The listing below holds pictures; exclude them. Return exactly the lines from the one with "Output the web" through the one with "0.86, 0.88, 0.90];".

_Items from a data source_
'''
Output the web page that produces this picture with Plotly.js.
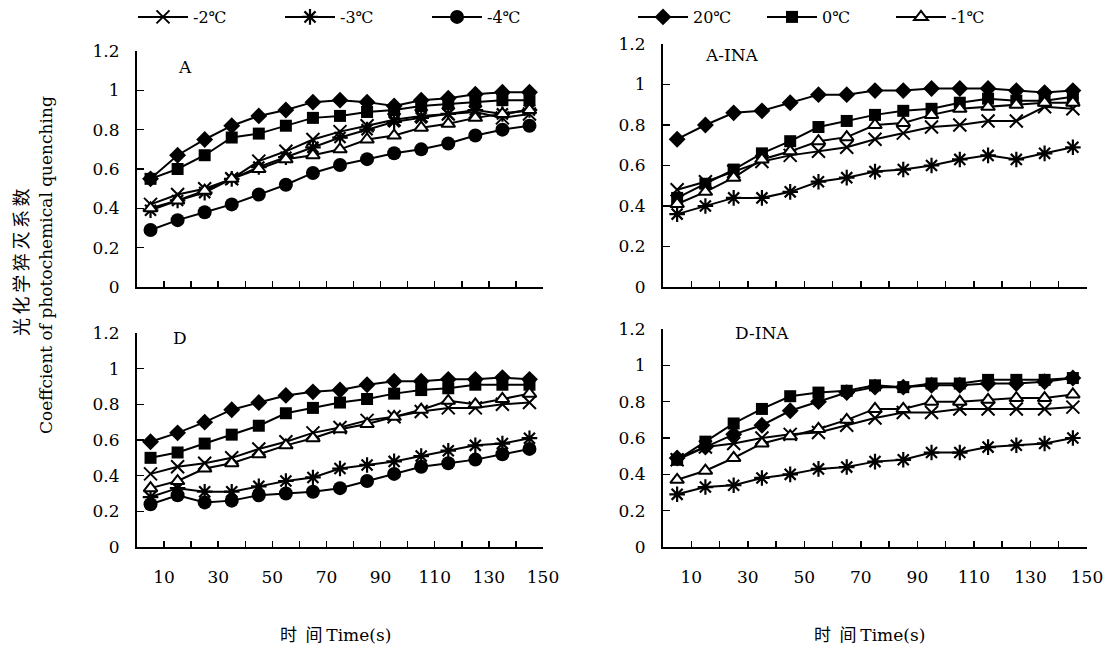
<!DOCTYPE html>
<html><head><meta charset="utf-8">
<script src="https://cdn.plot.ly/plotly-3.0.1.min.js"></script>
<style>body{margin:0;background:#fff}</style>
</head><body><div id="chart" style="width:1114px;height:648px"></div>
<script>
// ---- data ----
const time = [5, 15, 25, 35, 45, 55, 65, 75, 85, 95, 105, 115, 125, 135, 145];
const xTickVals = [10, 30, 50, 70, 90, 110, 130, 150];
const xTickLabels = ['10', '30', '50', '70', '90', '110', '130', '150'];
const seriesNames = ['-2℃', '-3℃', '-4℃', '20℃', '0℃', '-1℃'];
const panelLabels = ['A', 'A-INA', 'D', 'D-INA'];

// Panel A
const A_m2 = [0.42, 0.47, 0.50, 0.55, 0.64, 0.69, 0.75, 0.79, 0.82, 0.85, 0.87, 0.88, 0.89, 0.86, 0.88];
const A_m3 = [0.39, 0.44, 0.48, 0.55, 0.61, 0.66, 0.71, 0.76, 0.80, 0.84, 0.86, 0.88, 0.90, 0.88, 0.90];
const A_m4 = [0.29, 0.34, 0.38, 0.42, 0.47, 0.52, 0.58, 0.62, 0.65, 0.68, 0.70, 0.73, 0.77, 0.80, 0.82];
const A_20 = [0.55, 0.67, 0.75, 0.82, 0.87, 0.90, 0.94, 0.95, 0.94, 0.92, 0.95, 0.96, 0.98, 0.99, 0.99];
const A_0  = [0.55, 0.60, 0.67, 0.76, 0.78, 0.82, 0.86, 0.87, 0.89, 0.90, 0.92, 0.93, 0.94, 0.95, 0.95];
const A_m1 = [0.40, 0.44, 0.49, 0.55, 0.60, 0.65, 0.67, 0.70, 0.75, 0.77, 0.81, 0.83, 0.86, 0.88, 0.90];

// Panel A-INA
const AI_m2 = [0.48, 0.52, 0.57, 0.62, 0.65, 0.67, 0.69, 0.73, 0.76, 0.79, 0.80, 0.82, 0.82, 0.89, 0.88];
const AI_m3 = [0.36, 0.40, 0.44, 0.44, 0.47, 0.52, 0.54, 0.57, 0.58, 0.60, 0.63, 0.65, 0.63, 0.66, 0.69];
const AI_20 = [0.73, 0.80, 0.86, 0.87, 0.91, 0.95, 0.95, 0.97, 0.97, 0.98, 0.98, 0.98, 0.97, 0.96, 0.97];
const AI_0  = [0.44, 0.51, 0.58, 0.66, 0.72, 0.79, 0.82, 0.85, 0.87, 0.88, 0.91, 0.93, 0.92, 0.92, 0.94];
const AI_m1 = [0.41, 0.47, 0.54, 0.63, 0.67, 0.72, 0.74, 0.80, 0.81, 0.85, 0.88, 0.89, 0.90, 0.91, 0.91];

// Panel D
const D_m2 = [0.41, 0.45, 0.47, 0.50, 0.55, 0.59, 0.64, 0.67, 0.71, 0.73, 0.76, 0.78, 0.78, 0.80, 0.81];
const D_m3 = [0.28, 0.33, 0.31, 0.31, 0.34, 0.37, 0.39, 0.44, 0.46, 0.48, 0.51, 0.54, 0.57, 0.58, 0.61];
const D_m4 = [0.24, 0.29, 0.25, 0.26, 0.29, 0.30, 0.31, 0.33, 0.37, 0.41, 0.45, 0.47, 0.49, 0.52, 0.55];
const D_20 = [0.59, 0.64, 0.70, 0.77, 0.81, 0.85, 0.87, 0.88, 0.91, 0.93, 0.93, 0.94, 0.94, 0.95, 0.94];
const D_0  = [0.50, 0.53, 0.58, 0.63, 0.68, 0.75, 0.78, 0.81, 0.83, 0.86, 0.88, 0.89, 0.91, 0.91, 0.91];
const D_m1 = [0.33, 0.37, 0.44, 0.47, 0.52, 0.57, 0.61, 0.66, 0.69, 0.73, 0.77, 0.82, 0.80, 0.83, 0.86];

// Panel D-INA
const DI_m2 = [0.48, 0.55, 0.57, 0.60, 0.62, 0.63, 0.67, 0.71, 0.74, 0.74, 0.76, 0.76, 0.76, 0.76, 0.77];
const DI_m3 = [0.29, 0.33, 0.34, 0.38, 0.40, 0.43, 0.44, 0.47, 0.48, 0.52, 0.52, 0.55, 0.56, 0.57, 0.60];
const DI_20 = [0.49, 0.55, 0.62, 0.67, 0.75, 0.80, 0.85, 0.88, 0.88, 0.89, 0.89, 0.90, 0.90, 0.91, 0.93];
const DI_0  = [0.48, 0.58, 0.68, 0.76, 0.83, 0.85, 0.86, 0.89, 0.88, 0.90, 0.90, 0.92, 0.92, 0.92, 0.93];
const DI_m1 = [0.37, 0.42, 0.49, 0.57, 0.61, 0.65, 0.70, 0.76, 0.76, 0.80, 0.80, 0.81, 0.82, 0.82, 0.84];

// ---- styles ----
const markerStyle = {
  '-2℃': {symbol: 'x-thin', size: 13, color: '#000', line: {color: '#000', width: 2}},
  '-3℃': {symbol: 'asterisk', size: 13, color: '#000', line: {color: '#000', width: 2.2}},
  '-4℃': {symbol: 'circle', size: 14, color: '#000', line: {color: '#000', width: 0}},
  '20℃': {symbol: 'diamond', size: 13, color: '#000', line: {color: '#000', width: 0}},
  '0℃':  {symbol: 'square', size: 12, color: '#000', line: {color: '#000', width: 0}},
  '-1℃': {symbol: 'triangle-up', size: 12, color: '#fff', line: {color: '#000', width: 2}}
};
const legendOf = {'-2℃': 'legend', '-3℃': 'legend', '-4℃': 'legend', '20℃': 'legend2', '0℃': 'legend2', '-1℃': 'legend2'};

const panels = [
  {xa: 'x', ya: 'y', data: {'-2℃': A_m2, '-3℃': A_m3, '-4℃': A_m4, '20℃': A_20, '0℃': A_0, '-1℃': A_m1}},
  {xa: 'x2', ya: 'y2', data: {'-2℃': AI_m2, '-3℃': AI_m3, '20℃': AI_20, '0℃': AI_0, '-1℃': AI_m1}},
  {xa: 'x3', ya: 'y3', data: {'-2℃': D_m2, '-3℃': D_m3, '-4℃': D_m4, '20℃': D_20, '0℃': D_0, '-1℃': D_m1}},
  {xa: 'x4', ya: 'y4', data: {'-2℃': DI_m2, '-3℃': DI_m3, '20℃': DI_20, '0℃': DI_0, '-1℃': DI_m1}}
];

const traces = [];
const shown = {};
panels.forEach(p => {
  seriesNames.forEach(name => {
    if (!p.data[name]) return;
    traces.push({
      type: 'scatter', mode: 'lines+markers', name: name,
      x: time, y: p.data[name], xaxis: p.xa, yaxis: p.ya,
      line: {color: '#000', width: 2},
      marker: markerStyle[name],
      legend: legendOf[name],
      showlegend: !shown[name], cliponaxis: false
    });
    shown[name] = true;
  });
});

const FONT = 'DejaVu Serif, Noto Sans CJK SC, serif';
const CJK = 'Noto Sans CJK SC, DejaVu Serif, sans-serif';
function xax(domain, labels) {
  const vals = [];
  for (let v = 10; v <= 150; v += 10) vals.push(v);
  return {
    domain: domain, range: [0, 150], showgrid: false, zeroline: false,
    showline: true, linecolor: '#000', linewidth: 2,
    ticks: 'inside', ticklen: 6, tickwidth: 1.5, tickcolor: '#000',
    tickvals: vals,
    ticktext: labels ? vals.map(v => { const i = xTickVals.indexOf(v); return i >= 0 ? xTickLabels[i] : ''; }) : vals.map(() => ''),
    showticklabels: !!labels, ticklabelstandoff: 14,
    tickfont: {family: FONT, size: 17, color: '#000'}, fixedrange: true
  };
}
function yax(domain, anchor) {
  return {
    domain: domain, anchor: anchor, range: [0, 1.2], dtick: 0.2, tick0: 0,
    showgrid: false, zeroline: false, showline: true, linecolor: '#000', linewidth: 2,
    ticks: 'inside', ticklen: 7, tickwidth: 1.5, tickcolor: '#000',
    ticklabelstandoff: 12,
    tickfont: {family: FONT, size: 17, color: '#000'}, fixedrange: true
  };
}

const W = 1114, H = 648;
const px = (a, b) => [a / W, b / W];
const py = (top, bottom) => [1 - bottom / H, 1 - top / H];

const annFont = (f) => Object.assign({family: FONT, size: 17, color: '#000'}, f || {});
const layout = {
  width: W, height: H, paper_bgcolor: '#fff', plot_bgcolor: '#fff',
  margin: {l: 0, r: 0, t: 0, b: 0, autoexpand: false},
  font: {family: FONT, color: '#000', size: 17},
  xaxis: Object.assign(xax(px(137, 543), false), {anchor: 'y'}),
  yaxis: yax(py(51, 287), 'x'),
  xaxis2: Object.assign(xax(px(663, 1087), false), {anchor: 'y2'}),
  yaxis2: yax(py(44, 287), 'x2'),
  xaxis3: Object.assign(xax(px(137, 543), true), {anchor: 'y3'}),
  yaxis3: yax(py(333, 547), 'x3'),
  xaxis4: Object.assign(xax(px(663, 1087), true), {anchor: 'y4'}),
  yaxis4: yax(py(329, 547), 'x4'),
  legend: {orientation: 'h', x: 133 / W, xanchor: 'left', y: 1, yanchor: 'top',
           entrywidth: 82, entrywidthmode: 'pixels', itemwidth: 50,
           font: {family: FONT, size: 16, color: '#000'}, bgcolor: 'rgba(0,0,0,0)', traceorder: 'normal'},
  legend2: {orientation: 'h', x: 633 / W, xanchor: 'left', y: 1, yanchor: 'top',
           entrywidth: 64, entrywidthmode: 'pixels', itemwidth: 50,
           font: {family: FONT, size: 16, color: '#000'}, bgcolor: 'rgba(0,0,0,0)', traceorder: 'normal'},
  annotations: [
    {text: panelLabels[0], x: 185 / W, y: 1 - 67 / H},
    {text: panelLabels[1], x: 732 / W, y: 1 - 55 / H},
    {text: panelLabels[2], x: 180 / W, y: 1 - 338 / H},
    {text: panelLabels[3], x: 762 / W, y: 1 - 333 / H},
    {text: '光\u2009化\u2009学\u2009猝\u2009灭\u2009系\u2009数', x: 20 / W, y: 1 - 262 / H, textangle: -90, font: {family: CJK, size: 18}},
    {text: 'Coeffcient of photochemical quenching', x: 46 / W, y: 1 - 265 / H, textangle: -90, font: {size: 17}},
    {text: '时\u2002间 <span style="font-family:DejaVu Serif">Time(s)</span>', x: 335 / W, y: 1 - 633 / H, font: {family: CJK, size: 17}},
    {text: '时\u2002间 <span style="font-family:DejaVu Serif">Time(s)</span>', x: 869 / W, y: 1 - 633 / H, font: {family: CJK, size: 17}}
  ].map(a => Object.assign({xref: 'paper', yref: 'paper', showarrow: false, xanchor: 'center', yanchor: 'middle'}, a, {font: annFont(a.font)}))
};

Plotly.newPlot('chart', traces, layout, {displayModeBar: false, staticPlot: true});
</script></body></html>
'''
'''
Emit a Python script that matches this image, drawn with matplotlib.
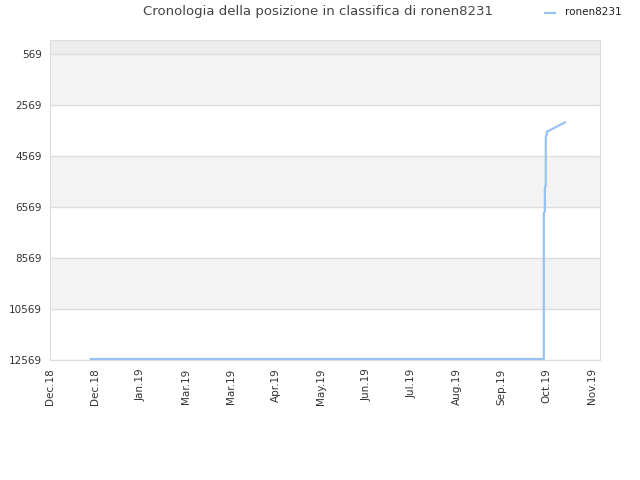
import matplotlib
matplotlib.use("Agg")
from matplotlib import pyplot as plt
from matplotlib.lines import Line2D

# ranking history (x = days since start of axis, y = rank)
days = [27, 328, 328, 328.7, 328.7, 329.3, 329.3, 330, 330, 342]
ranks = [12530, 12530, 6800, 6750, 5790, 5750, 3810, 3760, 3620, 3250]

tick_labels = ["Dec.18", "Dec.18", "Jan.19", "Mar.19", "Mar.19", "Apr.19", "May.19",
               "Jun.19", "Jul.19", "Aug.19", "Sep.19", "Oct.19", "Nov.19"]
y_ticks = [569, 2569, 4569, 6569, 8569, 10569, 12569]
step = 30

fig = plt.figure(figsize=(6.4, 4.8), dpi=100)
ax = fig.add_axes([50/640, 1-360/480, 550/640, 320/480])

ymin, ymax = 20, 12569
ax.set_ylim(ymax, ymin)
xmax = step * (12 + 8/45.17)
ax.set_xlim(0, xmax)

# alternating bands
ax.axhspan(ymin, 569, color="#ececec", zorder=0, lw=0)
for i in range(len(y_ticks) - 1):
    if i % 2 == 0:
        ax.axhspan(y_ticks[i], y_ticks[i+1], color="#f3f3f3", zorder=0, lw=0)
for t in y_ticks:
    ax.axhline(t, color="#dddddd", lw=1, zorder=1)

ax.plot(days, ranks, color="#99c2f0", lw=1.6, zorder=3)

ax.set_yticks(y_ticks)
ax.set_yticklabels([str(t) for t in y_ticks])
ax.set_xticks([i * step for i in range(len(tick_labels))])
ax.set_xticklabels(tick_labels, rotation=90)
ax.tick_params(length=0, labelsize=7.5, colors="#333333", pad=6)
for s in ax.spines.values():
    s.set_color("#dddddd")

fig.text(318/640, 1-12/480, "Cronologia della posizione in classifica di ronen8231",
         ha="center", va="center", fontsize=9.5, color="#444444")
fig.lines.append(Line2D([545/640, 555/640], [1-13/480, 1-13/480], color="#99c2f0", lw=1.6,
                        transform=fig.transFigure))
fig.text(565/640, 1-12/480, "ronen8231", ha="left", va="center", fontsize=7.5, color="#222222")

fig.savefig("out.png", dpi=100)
'''
'''
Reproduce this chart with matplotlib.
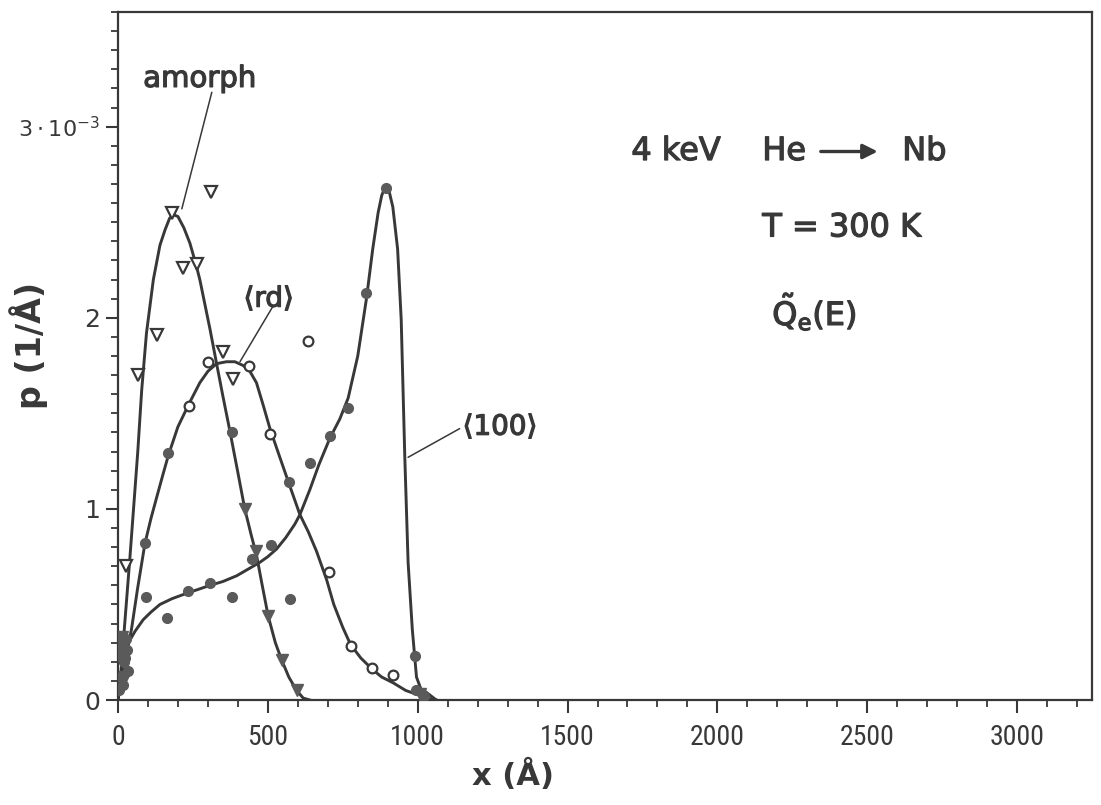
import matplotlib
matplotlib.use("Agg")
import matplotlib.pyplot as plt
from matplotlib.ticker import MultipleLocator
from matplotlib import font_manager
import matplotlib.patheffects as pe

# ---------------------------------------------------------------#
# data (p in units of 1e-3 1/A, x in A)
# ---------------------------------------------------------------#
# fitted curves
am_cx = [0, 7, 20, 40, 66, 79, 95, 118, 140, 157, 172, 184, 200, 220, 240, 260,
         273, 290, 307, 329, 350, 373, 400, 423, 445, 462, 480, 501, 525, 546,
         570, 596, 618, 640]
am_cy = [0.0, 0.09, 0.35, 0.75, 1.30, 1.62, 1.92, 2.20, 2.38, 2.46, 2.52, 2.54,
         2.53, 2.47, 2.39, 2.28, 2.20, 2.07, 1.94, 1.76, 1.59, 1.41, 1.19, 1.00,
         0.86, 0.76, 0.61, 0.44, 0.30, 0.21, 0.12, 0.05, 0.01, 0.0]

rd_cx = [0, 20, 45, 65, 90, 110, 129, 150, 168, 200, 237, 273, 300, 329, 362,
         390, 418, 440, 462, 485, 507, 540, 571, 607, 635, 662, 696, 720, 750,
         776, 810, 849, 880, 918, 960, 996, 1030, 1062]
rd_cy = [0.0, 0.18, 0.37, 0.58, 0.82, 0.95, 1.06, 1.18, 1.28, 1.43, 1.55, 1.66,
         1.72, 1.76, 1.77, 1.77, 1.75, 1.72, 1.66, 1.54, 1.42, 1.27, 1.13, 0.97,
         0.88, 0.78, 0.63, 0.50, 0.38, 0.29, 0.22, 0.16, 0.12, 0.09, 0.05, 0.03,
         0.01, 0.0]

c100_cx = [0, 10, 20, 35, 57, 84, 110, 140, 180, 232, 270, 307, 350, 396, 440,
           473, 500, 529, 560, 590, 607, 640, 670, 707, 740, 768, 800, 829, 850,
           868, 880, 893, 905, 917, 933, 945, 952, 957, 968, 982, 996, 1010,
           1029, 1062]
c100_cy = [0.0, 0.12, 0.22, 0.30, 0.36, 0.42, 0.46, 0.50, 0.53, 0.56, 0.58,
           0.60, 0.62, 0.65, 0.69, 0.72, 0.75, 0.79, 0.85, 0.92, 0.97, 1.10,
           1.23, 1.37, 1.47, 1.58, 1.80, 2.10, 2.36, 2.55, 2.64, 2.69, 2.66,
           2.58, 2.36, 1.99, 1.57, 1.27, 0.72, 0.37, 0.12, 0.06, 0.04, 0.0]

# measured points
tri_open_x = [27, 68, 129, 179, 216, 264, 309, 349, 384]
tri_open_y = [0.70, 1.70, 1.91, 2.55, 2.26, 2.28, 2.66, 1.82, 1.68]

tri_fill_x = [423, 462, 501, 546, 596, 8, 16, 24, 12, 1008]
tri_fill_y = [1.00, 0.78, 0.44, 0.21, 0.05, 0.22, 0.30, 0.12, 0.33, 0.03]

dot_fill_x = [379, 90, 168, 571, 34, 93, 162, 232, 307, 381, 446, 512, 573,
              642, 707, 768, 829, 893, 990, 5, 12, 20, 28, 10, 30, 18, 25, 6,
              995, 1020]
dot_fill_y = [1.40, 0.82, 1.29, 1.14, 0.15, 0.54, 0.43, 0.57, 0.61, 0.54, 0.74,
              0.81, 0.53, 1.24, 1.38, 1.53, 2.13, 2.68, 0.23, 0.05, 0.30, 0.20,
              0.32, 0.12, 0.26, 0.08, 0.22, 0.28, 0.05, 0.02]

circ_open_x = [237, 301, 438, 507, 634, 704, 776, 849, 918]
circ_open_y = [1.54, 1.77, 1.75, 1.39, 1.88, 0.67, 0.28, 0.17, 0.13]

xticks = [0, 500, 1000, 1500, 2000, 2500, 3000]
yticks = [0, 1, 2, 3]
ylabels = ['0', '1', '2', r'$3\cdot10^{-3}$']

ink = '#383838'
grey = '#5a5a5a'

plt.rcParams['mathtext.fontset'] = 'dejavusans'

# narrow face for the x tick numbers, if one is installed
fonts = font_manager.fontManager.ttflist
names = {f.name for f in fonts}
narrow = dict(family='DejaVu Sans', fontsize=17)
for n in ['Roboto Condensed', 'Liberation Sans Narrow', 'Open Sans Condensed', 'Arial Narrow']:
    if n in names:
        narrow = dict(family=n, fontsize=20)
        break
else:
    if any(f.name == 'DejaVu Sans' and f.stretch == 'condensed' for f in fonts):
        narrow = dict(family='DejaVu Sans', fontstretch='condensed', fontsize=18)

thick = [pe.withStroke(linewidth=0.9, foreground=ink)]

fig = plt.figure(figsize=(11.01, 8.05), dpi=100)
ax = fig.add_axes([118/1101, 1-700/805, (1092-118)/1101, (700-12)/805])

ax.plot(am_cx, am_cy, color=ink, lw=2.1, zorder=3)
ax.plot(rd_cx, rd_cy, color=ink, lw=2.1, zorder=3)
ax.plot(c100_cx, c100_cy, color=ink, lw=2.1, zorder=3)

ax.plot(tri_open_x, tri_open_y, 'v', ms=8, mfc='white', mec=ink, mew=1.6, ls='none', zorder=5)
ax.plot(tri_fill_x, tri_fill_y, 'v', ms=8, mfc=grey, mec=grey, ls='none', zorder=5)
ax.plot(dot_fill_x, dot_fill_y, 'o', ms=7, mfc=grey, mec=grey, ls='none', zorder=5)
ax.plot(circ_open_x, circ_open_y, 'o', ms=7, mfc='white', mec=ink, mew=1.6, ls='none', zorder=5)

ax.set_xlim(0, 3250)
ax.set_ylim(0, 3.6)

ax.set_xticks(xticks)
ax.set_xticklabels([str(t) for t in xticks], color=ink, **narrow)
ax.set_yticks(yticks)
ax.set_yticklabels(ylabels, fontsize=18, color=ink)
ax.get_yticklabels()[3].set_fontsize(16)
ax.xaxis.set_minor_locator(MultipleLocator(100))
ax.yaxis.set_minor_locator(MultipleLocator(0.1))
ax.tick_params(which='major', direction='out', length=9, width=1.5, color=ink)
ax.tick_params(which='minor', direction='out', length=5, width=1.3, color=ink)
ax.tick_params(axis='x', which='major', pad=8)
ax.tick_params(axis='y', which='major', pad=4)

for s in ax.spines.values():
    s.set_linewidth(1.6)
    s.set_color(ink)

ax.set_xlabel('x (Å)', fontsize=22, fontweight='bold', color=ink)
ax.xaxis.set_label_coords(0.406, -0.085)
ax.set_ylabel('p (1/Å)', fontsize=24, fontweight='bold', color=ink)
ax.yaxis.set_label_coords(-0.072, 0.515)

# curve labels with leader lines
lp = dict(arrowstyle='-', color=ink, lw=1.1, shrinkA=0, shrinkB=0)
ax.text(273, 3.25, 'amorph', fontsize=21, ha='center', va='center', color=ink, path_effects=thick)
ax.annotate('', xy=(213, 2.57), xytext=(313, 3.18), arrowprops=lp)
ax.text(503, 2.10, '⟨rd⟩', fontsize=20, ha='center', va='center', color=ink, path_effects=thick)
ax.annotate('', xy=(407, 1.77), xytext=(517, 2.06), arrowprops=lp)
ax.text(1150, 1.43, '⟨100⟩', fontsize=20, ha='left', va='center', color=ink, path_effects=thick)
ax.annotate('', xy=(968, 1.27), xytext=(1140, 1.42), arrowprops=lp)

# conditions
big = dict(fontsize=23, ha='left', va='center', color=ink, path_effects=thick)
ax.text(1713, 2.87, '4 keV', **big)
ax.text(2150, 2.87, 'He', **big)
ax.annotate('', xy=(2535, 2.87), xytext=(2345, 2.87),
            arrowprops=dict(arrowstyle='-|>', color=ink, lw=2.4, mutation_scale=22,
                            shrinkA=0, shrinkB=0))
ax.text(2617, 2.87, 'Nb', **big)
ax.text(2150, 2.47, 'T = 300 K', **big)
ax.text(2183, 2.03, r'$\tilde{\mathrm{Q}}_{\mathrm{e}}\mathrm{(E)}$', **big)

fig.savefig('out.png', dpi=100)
'''
_Task answer_
Output the web page that produces this picture with Plotly.js.
<!DOCTYPE html>
<html><head><meta charset="utf-8">
<script src="https://cdn.plot.ly/plotly-3.0.1.min.js"></script>
<style>body{margin:0;background:#fff}</style>
</head><body><div id="chart" style="width:1114px;height:648px"></div>
<script>
// ---- data ----
const time = [5, 15, 25, 35, 45, 55, 65, 75, 85, 95, 105, 115, 125, 135, 145];
const xTickVals = [10, 30, 50, 70, 90, 110, 130, 150];
const xTickLabels = ['10', '30', '50', '70', '90', '110', '130', '150'];
const seriesNames = ['-2℃', '-3℃', '-4℃', '20℃', '0℃', '-1℃'];
const panelLabels = ['A', 'A-INA', 'D', 'D-INA'];

// Panel A
const A_m2 = [0.42, 0.47, 0.50, 0.55, 0.64, 0.69, 0.75, 0.79, 0.82, 0.85, 0.87, 0.88, 0.89, 0.86, 0.88];
const A_m3 = [0.39, 0.44, 0.48, 0.55, 0.61, 0.66, 0.71, 0.76, 0.80, 0.84, 0.86, 0.88, 0.90, 0.88, 0.90];
const A_m4 = [0.29, 0.34, 0.38, 0.42, 0.47, 0.52, 0.58, 0.62, 0.65, 0.68, 0.70, 0.73, 0.77, 0.80, 0.82];
const A_20 = [0.55, 0.67, 0.75, 0.82, 0.87, 0.90, 0.94, 0.95, 0.94, 0.92, 0.95, 0.96, 0.98, 0.99, 0.99];
const A_0  = [0.55, 0.60, 0.67, 0.76, 0.78, 0.82, 0.86, 0.87, 0.89, 0.90, 0.92, 0.93, 0.94, 0.95, 0.95];
const A_m1 = [0.40, 0.44, 0.49, 0.55, 0.60, 0.65, 0.67, 0.70, 0.75, 0.77, 0.81, 0.83, 0.86, 0.88, 0.90];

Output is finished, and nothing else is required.